Today is the feastday of St. Charles of Mount Argus, CP, the patron of our Juniorate (the nuns in temporary vows).
The Catholic Church has a beautiful Preface for the feasts of Holy Men and Women that would be a good starting point for our reflections today. In it the Church prays to the Father: “You renew the Church in every age by raising up men and women outstanding in holiness, living witnesses of your unchanging love.”
Fr. Charles Houben of Mount Argus fits that description perfectly. He was outstanding in holiness and a living witness to God’s mercy and compassion toward the sick and suffering. Fr. Charles gave a powerful witness to Christ the Healer, whose Heart was moved to compassion whenever He encountered those who suffer in body or in soul.
Our saint was born John Andrew Houben in Holland on Dec. 11, 1821, the 4th of 11 children born to Peter and Johanna Houben.
God raised Fr. Charles up as part of the renewal of the Catholic Church in Ireland just at the time when Ireland was coming out of the catacombs of 300 years of Protestant persecution. Fr. Charles was a humble man of God who came into the midst of the discouraged, poor and down-trodden Irish people. He performed signs and wonders, giving them new hope that God did care about their afflictions and was still in their midst. When people witnessed the healings of body and soul that God performed through Fr. Charles, they could have repeated what the crowds said of Jesus the Divine Healer: “A great prophet has risen among us. God has visited his people.” (See Luke 7:16) Charles spent his life easing pain, blessing the sick and interceding for them, and giving courage and hope to those who shared closely in the Passion of Jesus.
300 years of Catholic persecution by Protestants had left Ireland in a state of spiritual devastation. The people were illiterate regarding the Catholic faith; they had lost hope; all manner of sin abounded; and there had been no new churches or monasteries built there in over 300 years. The old churches were now in the hands of the government. For three centuries, Catholics had not been free to worship God openly. But now things were changing. In England, John Henry Newman, renounced his faith as an Anglican, and was received into the Catholic Church by a Passionist, Bl. Dominic Barberi. Newman called his times “a second spring....The Church in England had died, and the Church lives again!” he triumphantly cried.
Long before all this, in the year 1720, St.
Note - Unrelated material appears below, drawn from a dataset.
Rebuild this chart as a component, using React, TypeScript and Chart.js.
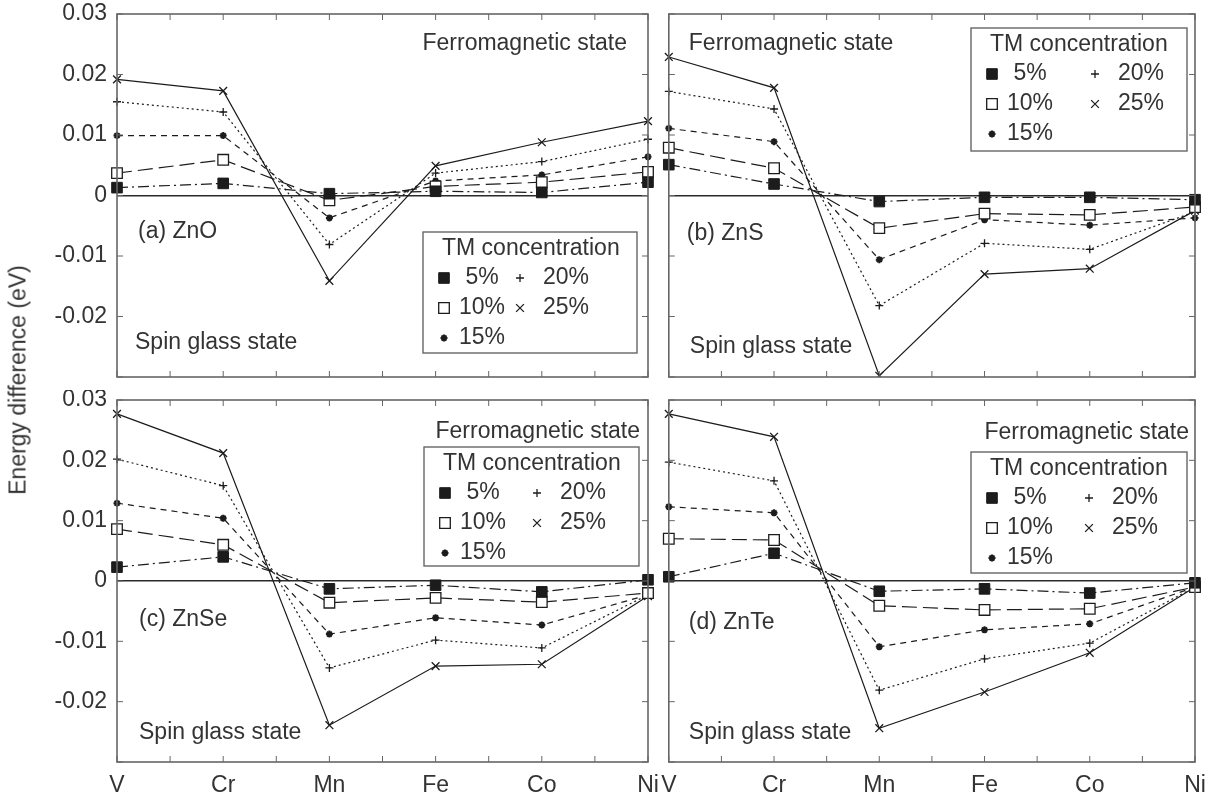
import React, { useEffect, useRef } from 'react';
import { Chart, registerables } from 'chart.js';
import { drawPoint } from 'chart.js/helpers';

Chart.register(...registerables);

// Dopant elements on the x axis
const elements = ['V', 'Cr', 'Mn', 'Fe', 'Co', 'Ni'];
// TM concentration series labels
const concentrationLabels = [' 5%', '10%', '15%', '20%', '25%'];
// Energy axis range (eV)
const yMin = -0.03;
const yMax = 0.03;
const yStep = 0.01;

// (a) ZnO
const znO5 = [0.0013, 0.002, 0.0003, 0.0007, 0.0005, 0.0022];
const znO10 = [0.0037, 0.0059, -0.0008, 0.0015, 0.0022, 0.0039];
const znO15 = [0.0099, 0.0099, -0.0037, 0.0024, 0.0034, 0.0064];
const znO20 = [0.0155, 0.0138, -0.0081, 0.0037, 0.0056, 0.0093];
const znO25 = [0.0192, 0.0173, -0.0141, 0.0049, 0.0088, 0.0123];

// (b) ZnS
const znS5 = [0.0051, 0.0019, -0.001, -0.0003, -0.0003, -0.0007];
const znS10 = [0.0079, 0.0045, -0.0054, -0.003, -0.0032, -0.0019];
const znS15 = [0.0111, 0.0089, -0.0106, -0.004, -0.0049, -0.0037];
const znS20 = [0.0172, 0.0143, -0.0182, -0.0079, -0.0089, -0.0027];
const znS25 = [0.0229, 0.0178, -0.0298, -0.013, -0.0121, -0.0025];

// (c) ZnSe
const znSe5 = [0.0023, 0.004, -0.0013, -0.0007, -0.0018, 0.0002];
const znSe10 = [0.0086, 0.006, -0.0036, -0.0028, -0.0035, -0.002];
const znSe15 = [0.0129, 0.0104, -0.0088, -0.0061, -0.0073, -0.0023];
const znSe20 = [0.0202, 0.0158, -0.0144, -0.0098, -0.0111, -0.0023];
const znSe25 = [0.0277, 0.0212, -0.0239, -0.0141, -0.0138, -0.0025];

// (d) ZnTe
const znTe5 = [0.0007, 0.0046, -0.0017, -0.0013, -0.002, -0.0003];
const znTe10 = [0.007, 0.0068, -0.0041, -0.0048, -0.0046, -0.001];
const znTe15 = [0.0123, 0.0113, -0.0109, -0.0081, -0.0071, -0.001];
const znTe20 = [0.0197, 0.0166, -0.0181, -0.0129, -0.0103, -0.001];
const znTe25 = [0.0277, 0.0239, -0.0244, -0.0184, -0.0119, -0.001];

const FONT = '"Liberation Sans", Arial, Helvetica, sans-serif';
const FONT_SIZE = 23;
const TEXT = '#333333';
const INK = '#1c1c1c';
const FRAME = '#666666';

// Line / marker style for each concentration
const seriesStyles = [
  { dash: [11, 4, 2, 4], pointStyle: 'rect', radius: 7.5, fill: INK, bw: 1 },
  { dash: [15, 6], pointStyle: 'rect', radius: 7.5, fill: '#ffffff', bw: 1.3 },
  { dash: [6, 5], pointStyle: 'star', radius: 3.5, fill: INK, bw: 2 },
  { dash: [2, 3], pointStyle: 'cross', radius: 4, fill: INK, bw: 1.3 },
  { dash: [], pointStyle: 'crossRot', radius: 5.5, fill: INK, bw: 1.3 },
];

type Note = { text: string; from: 'left' | 'right'; dx: number; dy: number };
type PanelDef = {
  series: number[][];
  box: { left: number; top: number; width: number; height: number };
  padTop: number;
  padRight: number;
  yWidth: number;
  xHeight: number;
  showX: boolean;
  showY: boolean;
  notes: Note[];
  legend: { dx: number; dy: number; w: number; h: number; col2: number };
};

const panels: PanelDef[] = [
  {
    series: [znO5, znO10, znO15, znO20, znO25],
    box: { left: 0, top: 0, width: 660, height: 390 },
    padTop: 14, padRight: 12, yWidth: 117, xHeight: 13, showX: false, showY: true,
    notes: [
      { text: 'Ferromagnetic state', from: 'right', dx: -21, dy: 30 },
      { text: '(a) ZnO', from: 'left', dx: 21, dy: 218 },
      { text: 'Spin glass state', from: 'left', dx: 18, dy: 329 },
    ],
    legend: { dx: -225, dy: 218, w: 214, h: 121, col2: 97 },
  },
  {
    series: [znS5, znS10, znS15, znS20, znS25],
    box: { left: 660, top: 0, width: 554, height: 390 },
    padTop: 14, padRight: 19, yWidth: 7, xHeight: 13, showX: false, showY: false,
    notes: [
      { text: 'Ferromagnetic state', from: 'left', dx: 20, dy: 30 },
      { text: '(b) ZnS', from: 'left', dx: 18, dy: 220 },
      { text: 'Spin glass state', from: 'left', dx: 21, dy: 333 },
    ],
    legend: { dx: -224, dy: 14, w: 216, h: 123, col2: 124 },
  },
  {
    series: [znSe5, znSe10, znSe15, znSe20, znSe25],
    box: { left: 0, top: 390, width: 660, height: 404 },
    padTop: 10, padRight: 12, yWidth: 117, xHeight: 32, showX: true, showY: true,
    notes: [
      { text: 'Ferromagnetic state', from: 'right', dx: -8, dy: 32 },
      { text: '(c) ZnSe', from: 'left', dx: 22, dy: 220 },
      { text: 'Spin glass state', from: 'left', dx: 22, dy: 333 },
    ],
    legend: { dx: -224, dy: 47, w: 215, h: 119, col2: 113 },
  },
  {
    series: [znTe5, znTe10, znTe15, znTe20, znTe25],
    box: { left: 660, top: 390, width: 554, height: 404 },
    padTop: 10, padRight: 19, yWidth: 7, xHeight: 32, showX: true, showY: false,
    notes: [
      { text: 'Ferromagnetic state', from: 'right', dx: -6, dy: 33 },
      { text: '(d) ZnTe', from: 'left', dx: 20, dy: 223 },
      { text: 'Spin glass state', from: 'left', dx: 20, dy: 333 },
    ],
    legend: { dx: -224, dy: 52, w: 216, h: 121, col2: 118 },
  },
];

// Box around the plot area with inward tick marks on all four sides
const framePlugin = {
  id: 'frame',
  afterDatasetsDraw(chart: any) {
    const { ctx, chartArea: a, scales } = chart;
    const xs = scales.x;
    const ys = scales.y;
    const len = 6;
    ctx.save();
    ctx.strokeStyle = FRAME;
    ctx.lineWidth = 1;
    ctx.beginPath();
    for (let i = 0; i <= (elements.length - 1) * 2; i++) {
      const px = xs.getPixelForValue(i / 2);
      ctx.moveTo(px, a.bottom);
      ctx.lineTo(px, a.bottom - len);
      ctx.moveTo(px, a.top);
      ctx.lineTo(px, a.top + len);
    }
    ys.ticks.forEach((t: any) => {
      const py = ys.getPixelForValue(t.value);
      ctx.moveTo(a.left, py);
      ctx.lineTo(a.left + len, py);
      ctx.moveTo(a.right, py);
      ctx.lineTo(a.right - len, py);
    });
    ctx.stroke();
    ctx.lineWidth = 1.6;
    ctx.strokeRect(a.left, a.top, a.right - a.left, a.bottom - a.top);
    ctx.restore();
  },
};

// Region notes and the concentration key inside each plot area
const notesPlugin = {
  id: 'notes',
  afterDraw(chart: any, _args: any, opts: any) {
    const p: PanelDef = opts.panel;
    const { ctx, chartArea: a } = chart;
    ctx.save();
    ctx.font = `${FONT_SIZE}px ${FONT}`;
    ctx.fillStyle = TEXT;
    ctx.textBaseline = 'middle';
    p.notes.forEach((n) => {
      ctx.textAlign = n.from === 'left' ? 'left' : 'right';
      const x = n.from === 'left' ? a.left + n.dx : a.right + n.dx;
      ctx.fillText(n.text, x, a.top + n.dy);
    });

    const lg = p.legend;
    const bx = a.right + lg.dx;
    const by = a.top + lg.dy;
    ctx.fillStyle = '#ffffff';
    ctx.fillRect(bx, by, lg.w, lg.h);
    ctx.strokeStyle = FRAME;
    ctx.lineWidth = 1.4;
    ctx.strokeRect(bx, by, lg.w, lg.h);
    ctx.textAlign = 'left';
    ctx.fillStyle = TEXT;
    ctx.fillText('TM concentration', bx + 19, by + 17);
    const slots = [[0, 0], [0, 1], [0, 2], [1, 0], [1, 1]];
    const rows = [46, 76, 106];
    chart.data.datasets.forEach((ds: any, i: number) => {
      const [c, r] = slots[i];
      const mx = bx + (c ? lg.col2 : 21);
      const tx = bx + (c ? lg.col2 + 23 : 36);
      const y = by + rows[r];
      ctx.fillStyle = ds.pointBackgroundColor;
      ctx.strokeStyle = ds.pointBorderColor;
      ctx.lineWidth = ds.pointBorderWidth;
      drawPoint(ctx, { pointStyle: ds.pointStyle, radius: ds.pointRadius, borderWidth: ds.pointBorderWidth, rotation: 0 } as any, mx, y);
      ctx.fillStyle = TEXT;
      ctx.fillText(ds.label, tx, y);
    });
    ctx.restore();
  },
};

function buildConfig(p: PanelDef): any {
  return {
    type: 'line',
    data: {
      labels: elements,
      datasets: p.series.map((values, i) => {
        const s = seriesStyles[i];
        return {
          label: concentrationLabels[i],
          data: values,
          borderColor: INK,
          borderWidth: 1.2,
          borderDash: s.dash,
          fill: false,
          tension: 0,
          pointStyle: s.pointStyle,
          pointRadius: s.radius,
          pointBackgroundColor: s.fill,
          pointBorderColor: INK,
          pointBorderWidth: s.bw,
        };
      }),
    },
    options: {
      animation: false,
      responsive: false,
      events: [],
      layout: { padding: { top: p.padTop, right: p.padRight, left: 0, bottom: 0 } },
      plugins: {
        legend: { display: false },
        tooltip: { enabled: false },
        notes: { panel: p },
      },
      scales: {
        x: {
          type: 'category',
          offset: false,
          grid: { display: false, drawTicks: false },
          border: { display: false },
          ticks: {
            display: p.showX,
            autoSkip: false,
            maxRotation: 0,
            minRotation: 0,
            padding: 10,
            color: TEXT,
            font: { family: FONT, size: FONT_SIZE },
          },
          afterFit: (s: any) => {
            s.height = p.xHeight;
            s.paddingLeft = 0;
            s.paddingRight = 0;
          },
        },
        y: {
          min: yMin,
          max: yMax,
          grid: {
            drawTicks: false,
            lineWidth: 1.4,
            color: (c: any) => (c.tick && Math.abs(c.tick.value) < 1e-9 ? '#2a2a2a' : 'rgba(0,0,0,0)'),
          },
          border: { display: false },
          ticks: {
            display: p.showY,
            stepSize: yStep,
            includeBounds: false,
            padding: 10,
            color: TEXT,
            font: { family: FONT, size: FONT_SIZE },
            callback: (v: any) => {
              const r = Math.round(Number(v) * 100) / 100;
              if (r <= yMin + 1e-9) return '';
              return r === 0 ? '0' : r.toFixed(2);
            },
          },
          afterFit: (s: any) => {
            s.width = p.yWidth;
            s.paddingTop = 0;
            s.paddingBottom = 0;
          },
        },
      },
    },
    plugins: [framePlugin, notesPlugin],
  };
}

function Panel({ p }: { p: PanelDef }) {
  const ref = useRef<HTMLCanvasElement>(null);
  useEffect(() => {
    if (!ref.current) return;
    const chart = new Chart(ref.current, buildConfig(p));
    return () => chart.destroy();
  }, [p]);
  return (
    <canvas
      ref={ref}
      width={p.box.width}
      height={p.box.height}
      style={{ position: 'absolute', left: p.box.left, top: p.box.top, width: p.box.width, height: p.box.height }}
    />
  );
}

export default function App() {
  return (
    <div style={{ position: 'fixed', left: 0, top: 0, width: 1214, height: 794, background: '#ffffff', overflow: 'hidden' }}>
      {panels.map((p, i) => (
        <Panel key={i} p={p} />
      ))}
      <div
        style={{
          position: 'absolute',
          left: 18,
          top: 380,
          transform: 'translate(-50%, -50%) rotate(-90deg)',
          whiteSpace: 'nowrap',
          fontFamily: FONT,
          fontSize: FONT_SIZE,
          color: TEXT,
          lineHeight: 1,
        }}
      >
        Energy difference (eV)
      </div>
    </div>
  );
}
Paul of the Cross was making a 40 day retreat as he wrote the Rule for the Passionists. During that time, Paul received a great longing for the conversion of the British Isles back to Catholicism.
He said he wanted to die as a martyr of the Eucharist in a place where this truth of the Catholic faith was denied. In God’s plan, Paul was not to be able to fulfill this dream himself. Nevertheless, one of his spiritual sons, Fr. Dominic Barbari– now a Blessed on his way to canonization–was the beginning of the fulfillment of Paul of the Cross’ desire to go to England. Dominic founded the first Passionist house in England in 1842, arriving there just 12 years after the Catholic emancipation, at a time when there was still a great deal of hatred for the Catholic Church.
Fr. Charles of Mt. Argus who was born in Holland, entered the Passionist Congregation in Belgium shortly after Bl. Dominic died. Later after his ordination as a priest, he was sent to England, where he worked for a few years before being sent to Dublin, Ireland. It was in England that Fr. Charles first met the Irish who had fled Ireland during the potato famine and had come to work in England. Fr. Charles immediately fell in love with the Irish people, a love he kept all his life. His compassionate love became a lasting spiritual legacy he would leave them.
His Prayer for a Happy Death
Mary, sweet refuge of miserable sinners, when my soul is on the point of leaving this world, oh my most sweet Mother, by the sorrow you endured when assisting at the death of your Son on the Cross, assist me with your mercy.
Drive the infernal enemy far from me, and you yourself come to take my soul to yourself and present it to the eternal Judge. My Queen, abandon me not. You, after Jesus, have to be my comfort in that terrible moment. Entreat your beloved Son in his Goodness, to grant me the grace to die clinging to your feet, and to breathe forth my soul in his wounds, saying, ‘Jesus and Mary, I give you my heart and my soul.’ Amen.”
Charles of Mount Argus was canonized by Pope Benedict XVI June 3, 2007.